Had one asked Patrick Buisson whether France’s far-Right deserved to produce the country’s next president, he would have said yes. Had one asked whether its head of state should be Marine Le Pen — currently favourite to win power in 2027 — he would have said no.
This was the final contradiction from Buisson, the conservative strategist who died on Boxing Day aged 74. Up until a few months ago, he was suggesting Le Pen’s career had hit “a ceiling that was no longer made of glass, but reinforced concrete”, while his was still going strong.

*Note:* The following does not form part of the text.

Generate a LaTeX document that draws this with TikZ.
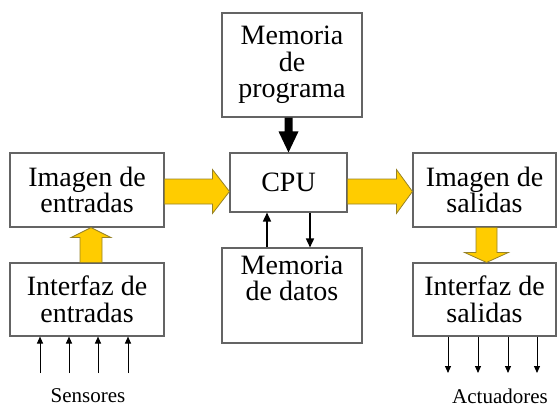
\documentclass[tikz,border=0pt]{standalone}
\usepackage{fontspec}
\setmainfont{Liberation Serif}
\newfontfamily\timesf{Liberation Serif}
\usetikzlibrary{calc,arrows.meta}
\definecolor{boxline}{RGB}{100,100,100}
\definecolor{busfill}{RGB}{255,204,0}
\definecolor{busline}{RGB}{150,130,40}
\tikzset{
  block/.style={draw=boxline, line width=1.1pt, fill=white, inner sep=0pt,
    align=center, font=\timesf\fontsize{28}{26.5}\selectfont},
  bus/.style={fill=busfill, draw=busline, line width=0.8pt, line join=miter},
  sig/.style={line width=1pt, -{Triangle[length=7pt,width=6pt]}},
  link/.style={line width=1.6pt, -{Triangle[length=9pt,width=8pt]}},
  caption/.style={font=\timesf\fontsize{21}{24}\selectfont, inner sep=0pt}
}
\begin{document}
\begin{tikzpicture}[x=1pt,y=-1pt]
\useasboundingbox (0,0) rectangle (557,407);

% boxes
\node[block, minimum width=154pt, minimum height=74pt] (inimg) at (87,190) {Imagen de\\entradas};
\node[block, minimum width=154pt, minimum height=73pt] (inif) at (87,299.5) {Interfaz de\\entradas};
\node[block, minimum width=140pt, minimum height=104pt] (prog) at (292,65) {Memoria\\de\\programa};
\node[block, minimum width=117pt, minimum height=59pt] (cpu) at (288.5,182.5) {CPU};
\node[block, minimum width=140pt, minimum height=95pt] (datos) at (292,295.5) {};
\node[font=\timesf\fontsize{28}{26.5}\selectfont, align=center, anchor=north, inner sep=0pt] (datostxt)
  at ($(datos.north)+(0,8)$) {Memoria\\de datos};
\node[block, minimum width=143pt, minimum height=74pt] (outimg) at (484.5,190) {Imagen de\\salidas};
\node[block, minimum width=143pt, minimum height=73pt] (outif) at (484.5,299.5) {Interfaz de\\salidas};

% wide buses: input image -> CPU -> output image
\path let \p1=(inimg.east), \p2=(cpu.west) in
  coordinate (a1) at (\x1,\y1-1.5) coordinate (a2) at (\x2,\y1-1.5);
\draw[bus] ($(a1)+(0,-12.5)$) -- ($(a2)+(-17,-12.5)$) -- ($(a2)+(-17,-22)$) -- (a2)
  -- ($(a2)+(-17,22)$) -- ($(a2)+(-17,12.5)$) -- ($(a1)+(0,12.5)$) -- cycle;
\path let \p1=(cpu.east), \p2=(outimg.west) in
  coordinate (b1) at (\x1,\y2-1.5) coordinate (b2) at (\x2,\y2-1.5);
\draw[bus] ($(b1)+(0,-12.5)$) -- ($(b2)+(-16,-12.5)$) -- ($(b2)+(-16,-22)$) -- (b2)
  -- ($(b2)+(-16,22)$) -- ($(b2)+(-16,12.5)$) -- ($(b1)+(0,12.5)$) -- cycle;

% input interface -> input image
\path let \p1=(inif.north), \p2=(inimg.south) in
  coordinate (c1) at (\x1+4,\y1) coordinate (c2) at (\x1+4,\y2);
\draw[bus] ($(c1)+(-11,0)$) -- ($(c2)+(-11,10)$) -- ($(c2)+(-20,10)$) -- (c2)
  -- ($(c2)+(20,10)$) -- ($(c2)+(11,10)$) -- ($(c1)+(11,0)$) -- cycle;

% output image -> output interface
\path let \p1=(outimg.south), \p2=(outif.north) in
  coordinate (d1) at (\x1+2,\y1) coordinate (d2) at (\x1+2,\y2);
\draw[bus] ($(d1)+(-10.5,0)$) -- ($(d2)+(-10.5,-10)$) -- ($(d2)+(-22,-10)$) -- (d2)
  -- ($(d2)+(22,-10)$) -- ($(d2)+(10.5,-10)$) -- ($(d1)+(10.5,0)$) -- cycle;

% program memory -> CPU
\path let \p1=(cpu.north), \p2=(prog.south) in
  coordinate (e1) at (\x1,\y2) coordinate (e2) at (\x1,\y1);
\fill ($(e1)+(-4,0)$) -- ($(e2)+(-4,-21)$) -- ($(e2)+(-10,-21)$) -- (e2)
  -- ($(e2)+(10,-21)$) -- ($(e2)+(4,-21)$) -- ($(e1)+(4,0)$) -- cycle;

% data memory <-> CPU
\coordinate (up) at (267,0);
\coordinate (dn) at (310,0);
\draw[link] (up |- datos.north) -- (up |- cpu.south);
\draw[link] (dn |- cpu.south) -- (dn |- datos.north);

% sensors
\foreach \i/\x in {1/40,2/69,3/98,4/128} {
  \coordinate (s\i) at (\x,373);
  \draw[sig] (s\i) -- (s\i |- inif.south);
}
% actuators
\foreach \i/\x in {1/448,2/478,3/508,4/537} {
  \coordinate (t\i) at (\x,373);
  \draw[sig] (t\i |- outif.south) -- (t\i);
}

\node[caption] (sens) at (88,396) {Sensores};
\node[caption] (act) at (500,396) {Actuadores};
\end{tikzpicture}
\end{document}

Still, there should be no doubt that Buisson helped make nationalists such as Le Pen, formerly pariahs, electable to high office. Her party — the Rassemblement National (RN) — has a history rooted in antisemitism and Third Reich nostalgia, and yet it now receives millions of votes in France.
This has much to do with Buisson mainstreaming once-extremist discourse around subjects such as race, religion, and immigration. As a senior political advisor to Nicolas Sarkozy, he encouraged the conservative president to draw attention to the skin colour and ethnic background of lawbreakers from the cité estates.
In a particularly forthright memoir published in 2016, Buisson recalled how a governmental PR team organised Paris Match photos of “Le Top Cop” — as Sarkozy was nicknamed when he was interior minister — facing up to “gangs of blacks and Arabs” attacking “young whites on the Invalides [in front of Napoléon’s Paris tomb]”.
Buisson revealed how Sarkozy was in close contact with convicted Holocaust denier Jean-Marie Le Pen, because he coveted votes from the family party, then called the Front National (FN). Buisson quoted the ex-president as saying: “The values of the far-Right are the values of all the French. It’s just the way the FN puts them that is shocking. The French do not like over-spicy food.”